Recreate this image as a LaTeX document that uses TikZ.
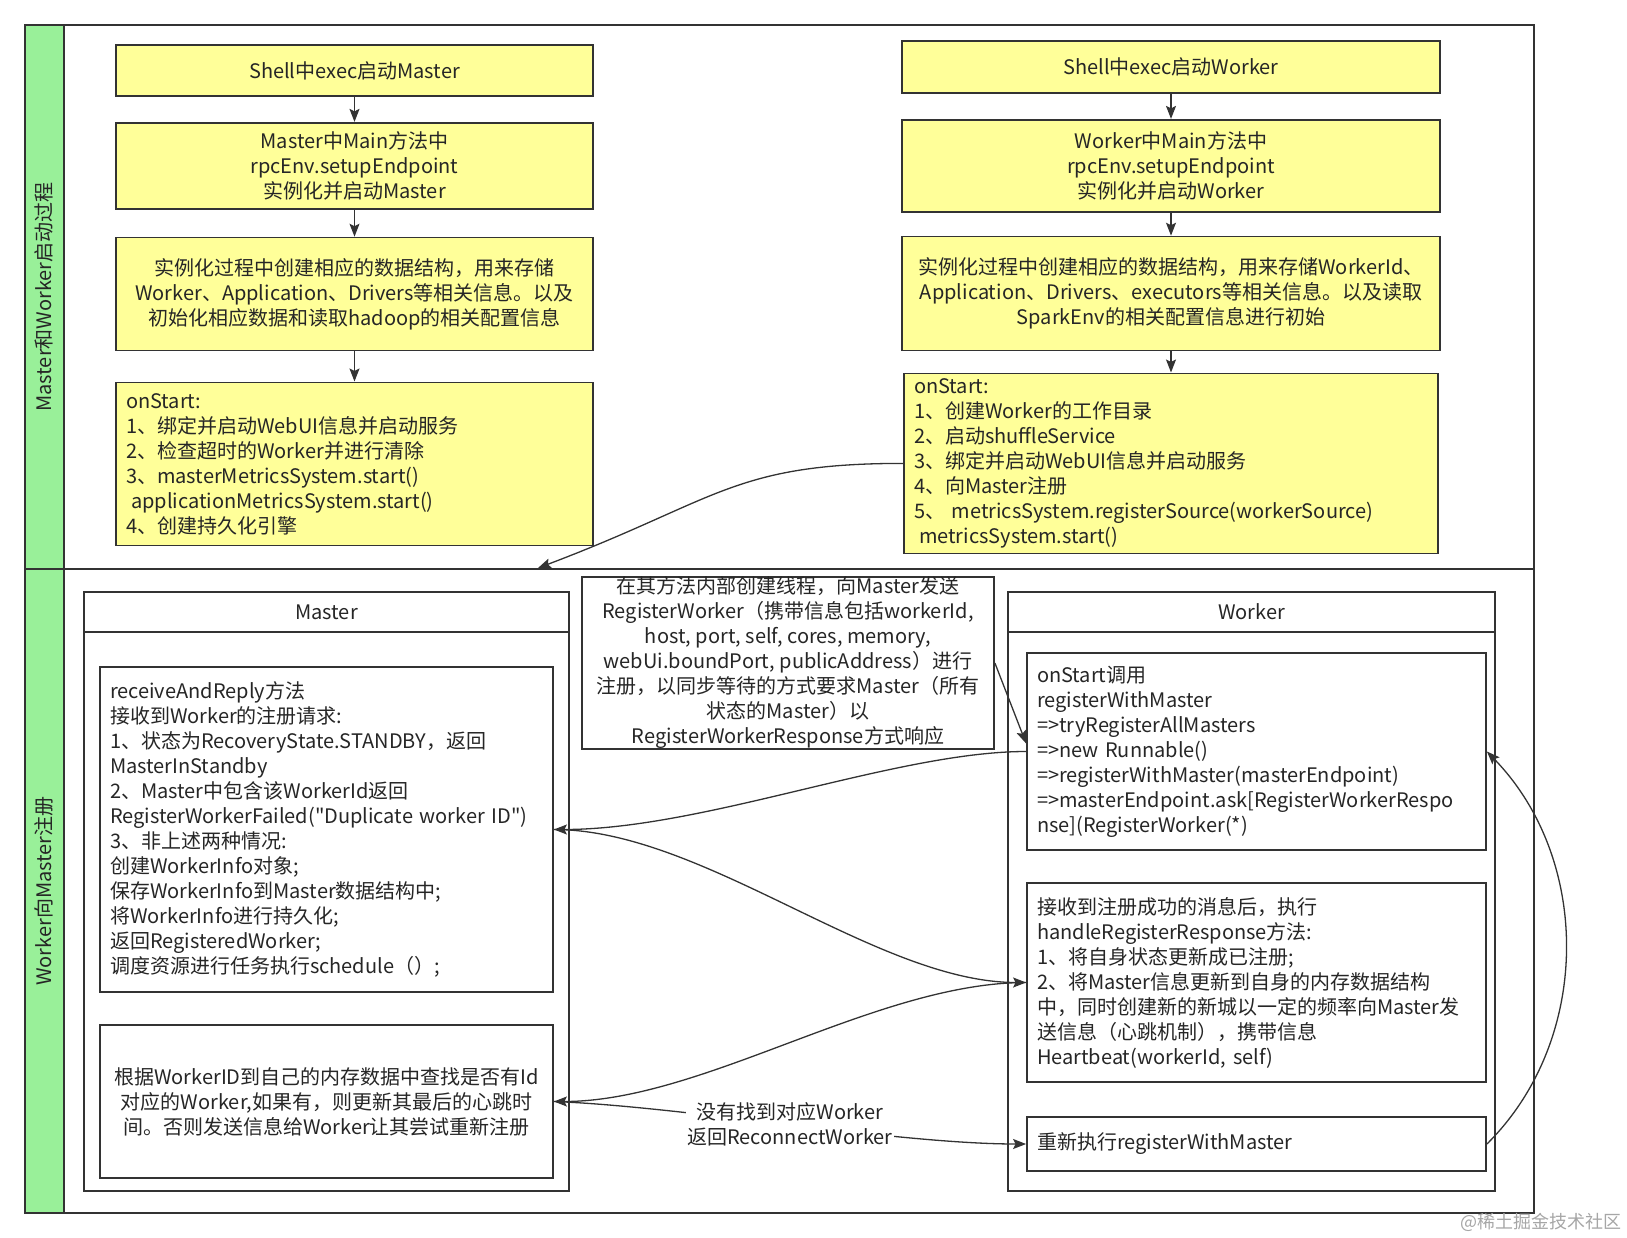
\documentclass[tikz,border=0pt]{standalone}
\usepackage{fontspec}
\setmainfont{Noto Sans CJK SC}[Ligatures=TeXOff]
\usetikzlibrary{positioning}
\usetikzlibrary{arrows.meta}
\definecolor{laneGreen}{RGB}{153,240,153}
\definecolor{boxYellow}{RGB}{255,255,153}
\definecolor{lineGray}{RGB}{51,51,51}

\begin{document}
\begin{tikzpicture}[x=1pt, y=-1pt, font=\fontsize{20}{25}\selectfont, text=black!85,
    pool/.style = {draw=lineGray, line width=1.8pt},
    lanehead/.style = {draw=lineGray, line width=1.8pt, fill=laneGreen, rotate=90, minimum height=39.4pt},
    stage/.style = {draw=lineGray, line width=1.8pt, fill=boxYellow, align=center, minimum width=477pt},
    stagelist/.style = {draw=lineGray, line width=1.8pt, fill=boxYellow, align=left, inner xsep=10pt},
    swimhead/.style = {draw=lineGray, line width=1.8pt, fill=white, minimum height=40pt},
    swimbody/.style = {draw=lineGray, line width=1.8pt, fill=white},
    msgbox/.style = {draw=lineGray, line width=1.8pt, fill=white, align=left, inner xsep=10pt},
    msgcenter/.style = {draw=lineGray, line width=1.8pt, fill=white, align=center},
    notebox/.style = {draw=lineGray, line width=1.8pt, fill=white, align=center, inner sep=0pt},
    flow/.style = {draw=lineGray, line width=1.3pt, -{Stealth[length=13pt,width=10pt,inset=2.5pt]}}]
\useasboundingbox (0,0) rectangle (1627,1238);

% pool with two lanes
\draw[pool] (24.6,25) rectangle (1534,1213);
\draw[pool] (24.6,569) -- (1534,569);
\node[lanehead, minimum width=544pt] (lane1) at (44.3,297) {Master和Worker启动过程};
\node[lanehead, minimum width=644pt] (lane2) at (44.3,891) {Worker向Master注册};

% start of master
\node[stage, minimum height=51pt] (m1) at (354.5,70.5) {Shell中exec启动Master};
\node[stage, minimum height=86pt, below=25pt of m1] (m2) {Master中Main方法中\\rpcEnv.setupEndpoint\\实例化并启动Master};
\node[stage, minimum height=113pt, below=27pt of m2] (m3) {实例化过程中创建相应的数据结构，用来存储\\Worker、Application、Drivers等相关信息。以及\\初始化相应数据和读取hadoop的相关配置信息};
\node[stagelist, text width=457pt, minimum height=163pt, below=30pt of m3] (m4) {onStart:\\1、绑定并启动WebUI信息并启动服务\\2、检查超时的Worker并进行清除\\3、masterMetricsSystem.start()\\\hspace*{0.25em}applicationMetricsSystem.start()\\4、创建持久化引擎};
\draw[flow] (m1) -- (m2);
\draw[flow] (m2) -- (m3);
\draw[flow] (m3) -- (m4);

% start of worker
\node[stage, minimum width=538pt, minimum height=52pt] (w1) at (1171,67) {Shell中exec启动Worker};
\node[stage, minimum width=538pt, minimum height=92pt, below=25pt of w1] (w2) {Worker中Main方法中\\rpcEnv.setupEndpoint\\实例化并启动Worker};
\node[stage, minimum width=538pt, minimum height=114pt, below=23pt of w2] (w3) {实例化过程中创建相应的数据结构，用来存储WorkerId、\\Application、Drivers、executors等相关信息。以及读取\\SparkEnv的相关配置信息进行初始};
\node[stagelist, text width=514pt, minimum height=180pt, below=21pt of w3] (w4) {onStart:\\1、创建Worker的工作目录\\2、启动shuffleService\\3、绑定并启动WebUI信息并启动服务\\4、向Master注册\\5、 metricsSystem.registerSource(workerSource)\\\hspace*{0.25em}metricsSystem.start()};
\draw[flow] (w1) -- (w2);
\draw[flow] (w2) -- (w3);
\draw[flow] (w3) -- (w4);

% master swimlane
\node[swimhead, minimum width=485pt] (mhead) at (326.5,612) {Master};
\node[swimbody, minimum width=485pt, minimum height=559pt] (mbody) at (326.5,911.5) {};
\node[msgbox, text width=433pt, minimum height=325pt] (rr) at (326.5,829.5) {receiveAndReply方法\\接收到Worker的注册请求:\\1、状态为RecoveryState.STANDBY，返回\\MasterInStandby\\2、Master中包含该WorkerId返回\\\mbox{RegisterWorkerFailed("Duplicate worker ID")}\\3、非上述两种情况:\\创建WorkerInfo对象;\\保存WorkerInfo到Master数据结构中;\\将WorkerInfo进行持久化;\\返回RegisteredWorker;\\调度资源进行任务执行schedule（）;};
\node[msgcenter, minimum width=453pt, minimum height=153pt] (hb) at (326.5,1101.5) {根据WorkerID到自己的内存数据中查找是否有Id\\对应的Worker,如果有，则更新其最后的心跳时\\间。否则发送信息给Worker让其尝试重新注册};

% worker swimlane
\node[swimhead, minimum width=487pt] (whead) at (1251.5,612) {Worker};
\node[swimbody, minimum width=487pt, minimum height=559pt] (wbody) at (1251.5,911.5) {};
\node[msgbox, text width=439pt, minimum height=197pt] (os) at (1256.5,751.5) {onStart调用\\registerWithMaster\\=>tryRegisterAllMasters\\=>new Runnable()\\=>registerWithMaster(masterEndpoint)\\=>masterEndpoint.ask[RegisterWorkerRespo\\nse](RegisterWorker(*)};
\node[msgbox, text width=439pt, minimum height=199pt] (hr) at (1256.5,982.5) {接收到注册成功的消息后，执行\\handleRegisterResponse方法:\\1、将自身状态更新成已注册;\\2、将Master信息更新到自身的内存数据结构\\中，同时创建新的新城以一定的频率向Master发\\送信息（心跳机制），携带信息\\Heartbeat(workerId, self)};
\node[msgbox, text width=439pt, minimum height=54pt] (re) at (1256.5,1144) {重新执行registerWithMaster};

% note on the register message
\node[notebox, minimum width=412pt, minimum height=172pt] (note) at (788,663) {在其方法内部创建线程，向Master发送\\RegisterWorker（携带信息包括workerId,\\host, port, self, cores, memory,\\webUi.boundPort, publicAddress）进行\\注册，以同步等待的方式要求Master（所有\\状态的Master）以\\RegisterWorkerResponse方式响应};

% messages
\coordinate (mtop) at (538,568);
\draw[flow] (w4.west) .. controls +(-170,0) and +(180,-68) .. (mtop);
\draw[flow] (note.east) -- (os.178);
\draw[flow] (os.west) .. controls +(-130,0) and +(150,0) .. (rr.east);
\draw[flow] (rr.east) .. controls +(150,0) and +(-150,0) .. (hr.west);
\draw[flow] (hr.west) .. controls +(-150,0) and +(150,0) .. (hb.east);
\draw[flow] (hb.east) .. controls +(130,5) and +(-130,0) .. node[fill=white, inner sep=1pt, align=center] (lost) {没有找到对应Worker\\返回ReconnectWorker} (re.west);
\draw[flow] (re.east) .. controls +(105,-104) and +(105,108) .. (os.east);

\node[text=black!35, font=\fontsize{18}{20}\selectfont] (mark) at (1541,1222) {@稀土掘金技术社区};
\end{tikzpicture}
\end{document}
__________________________________________________
■ **SET TASK**
Write the listing above out again exactly, dropping each image.

■ **IN RESPONSE**
Recreate this image as a LaTeX document that uses TikZ.
\documentclass[tikz,border=0pt]{standalone}
\usepackage{fontspec}
\setmainfont{Noto Sans CJK SC}[Ligatures=TeXOff]
\usetikzlibrary{positioning}
\usetikzlibrary{arrows.meta}
\definecolor{laneGreen}{RGB}{153,240,153}
\definecolor{boxYellow}{RGB}{255,255,153}
\definecolor{lineGray}{RGB}{51,51,51}

\begin{document}
\begin{tikzpicture}[x=1pt, y=-1pt, font=\fontsize{20}{25}\selectfont, text=black!85,
    pool/.style = {draw=lineGray, line width=1.8pt},
    lanehead/.style = {draw=lineGray, line width=1.8pt, fill=laneGreen, rotate=90, minimum height=39.4pt},
    stage/.style = {draw=lineGray, line width=1.8pt, fill=boxYellow, align=center, minimum width=477pt},
    stagelist/.style = {draw=lineGray, line width=1.8pt, fill=boxYellow, align=left, inner xsep=10pt},
    swimhead/.style = {draw=lineGray, line width=1.8pt, fill=white, minimum height=40pt},
    swimbody/.style = {draw=lineGray, line width=1.8pt, fill=white},
    msgbox/.style = {draw=lineGray, line width=1.8pt, fill=white, align=left, inner xsep=10pt},
    msgcenter/.style = {draw=lineGray, line width=1.8pt, fill=white, align=center},
    notebox/.style = {draw=lineGray, line width=1.8pt, fill=white, align=center, inner sep=0pt},
    flow/.style = {draw=lineGray, line width=1.3pt, -{Stealth[length=13pt,width=10pt,inset=2.5pt]}}]
\useasboundingbox (0,0) rectangle (1627,1238);

% pool with two lanes
\draw[pool] (24.6,25) rectangle (1534,1213);
\draw[pool] (24.6,569) -- (1534,569);
\node[lanehead, minimum width=544pt] (lane1) at (44.3,297) {Master和Worker启动过程};
\node[lanehead, minimum width=644pt] (lane2) at (44.3,891) {Worker向Master注册};

% start of master
\node[stage, minimum height=51pt] (m1) at (354.5,70.5) {Shell中exec启动Master};
\node[stage, minimum height=86pt, below=25pt of m1] (m2) {Master中Main方法中\\rpcEnv.setupEndpoint\\实例化并启动Master};
\node[stage, minimum height=113pt, below=27pt of m2] (m3) {实例化过程中创建相应的数据结构，用来存储\\Worker、Application、Drivers等相关信息。以及\\初始化相应数据和读取hadoop的相关配置信息};
\node[stagelist, text width=457pt, minimum height=163pt, below=30pt of m3] (m4) {onStart:\\1、绑定并启动WebUI信息并启动服务\\2、检查超时的Worker并进行清除\\3、masterMetricsSystem.start()\\\hspace*{0.25em}applicationMetricsSystem.start()\\4、创建持久化引擎};
\draw[flow] (m1) -- (m2);
\draw[flow] (m2) -- (m3);
\draw[flow] (m3) -- (m4);

% start of worker
\node[stage, minimum width=538pt, minimum height=52pt] (w1) at (1171,67) {Shell中exec启动Worker};
\node[stage, minimum width=538pt, minimum height=92pt, below=25pt of w1] (w2) {Worker中Main方法中\\rpcEnv.setupEndpoint\\实例化并启动Worker};
\node[stage, minimum width=538pt, minimum height=114pt, below=23pt of w2] (w3) {实例化过程中创建相应的数据结构，用来存储WorkerId、\\Application、Drivers、executors等相关信息。以及读取\\SparkEnv的相关配置信息进行初始};
\node[stagelist, text width=514pt, minimum height=180pt, below=21pt of w3] (w4) {onStart:\\1、创建Worker的工作目录\\2、启动shuffleService\\3、绑定并启动WebUI信息并启动服务\\4、向Master注册\\5、 metricsSystem.registerSource(workerSource)\\\hspace*{0.25em}metricsSystem.start()};
\draw[flow] (w1) -- (w2);
\draw[flow] (w2) -- (w3);
\draw[flow] (w3) -- (w4);

% master swimlane
\node[swimhead, minimum width=485pt] (mhead) at (326.5,612) {Master};
\node[swimbody, minimum width=485pt, minimum height=559pt] (mbody) at (326.5,911.5) {};
\node[msgbox, text width=433pt, minimum height=325pt] (rr) at (326.5,829.5) {receiveAndReply方法\\接收到Worker的注册请求:\\1、状态为RecoveryState.STANDBY，返回\\MasterInStandby\\2、Master中包含该WorkerId返回\\\mbox{RegisterWorkerFailed("Duplicate worker ID")}\\3、非上述两种情况:\\创建WorkerInfo对象;\\保存WorkerInfo到Master数据结构中;\\将WorkerInfo进行持久化;\\返回RegisteredWorker;\\调度资源进行任务执行schedule（）;};
\node[msgcenter, minimum width=453pt, minimum height=153pt] (hb) at (326.5,1101.5) {根据WorkerID到自己的内存数据中查找是否有Id\\对应的Worker,如果有，则更新其最后的心跳时\\间。否则发送信息给Worker让其尝试重新注册};

% worker swimlane
\node[swimhead, minimum width=487pt] (whead) at (1251.5,612) {Worker};
\node[swimbody, minimum width=487pt, minimum height=559pt] (wbody) at (1251.5,911.5) {};
\node[msgbox, text width=439pt, minimum height=197pt] (os) at (1256.5,751.5) {onStart调用\\registerWithMaster\\=>tryRegisterAllMasters\\=>new Runnable()\\=>registerWithMaster(masterEndpoint)\\=>masterEndpoint.ask[RegisterWorkerRespo\\nse](RegisterWorker(*)};
\node[msgbox, text width=439pt, minimum height=199pt] (hr) at (1256.5,982.5) {接收到注册成功的消息后，执行\\handleRegisterResponse方法:\\1、将自身状态更新成已注册;\\2、将Master信息更新到自身的内存数据结构\\中，同时创建新的新城以一定的频率向Master发\\送信息（心跳机制），携带信息\\Heartbeat(workerId, self)};
\node[msgbox, text width=439pt, minimum height=54pt] (re) at (1256.5,1144) {重新执行registerWithMaster};

% note on the register message
\node[notebox, minimum width=412pt, minimum height=172pt] (note) at (788,663) {在其方法内部创建线程，向Master发送\\RegisterWorker（携带信息包括workerId,\\host, port, self, cores, memory,\\webUi.boundPort, publicAddress）进行\\注册，以同步等待的方式要求Master（所有\\状态的Master）以\\RegisterWorkerResponse方式响应};

% messages
\coordinate (mtop) at (538,568);
\draw[flow] (w4.west) .. controls +(-170,0) and +(180,-68) .. (mtop);
\draw[flow] (note.east) -- (os.178);
\draw[flow] (os.west) .. controls +(-130,0) and +(150,0) .. (rr.east);
\draw[flow] (rr.east) .. controls +(150,0) and +(-150,0) .. (hr.west);
\draw[flow] (hr.west) .. controls +(-150,0) and +(150,0) .. (hb.east);
\draw[flow] (hb.east) .. controls +(130,5) and +(-130,0) .. node[fill=white, inner sep=1pt, align=center] (lost) {没有找到对应Worker\\返回ReconnectWorker} (re.west);
\draw[flow] (re.east) .. controls +(105,-104) and +(105,108) .. (os.east);

\node[text=black!35, font=\fontsize{18}{20}\selectfont] (mark) at (1541,1222) {@稀土掘金技术社区};
\end{tikzpicture}
\end{document}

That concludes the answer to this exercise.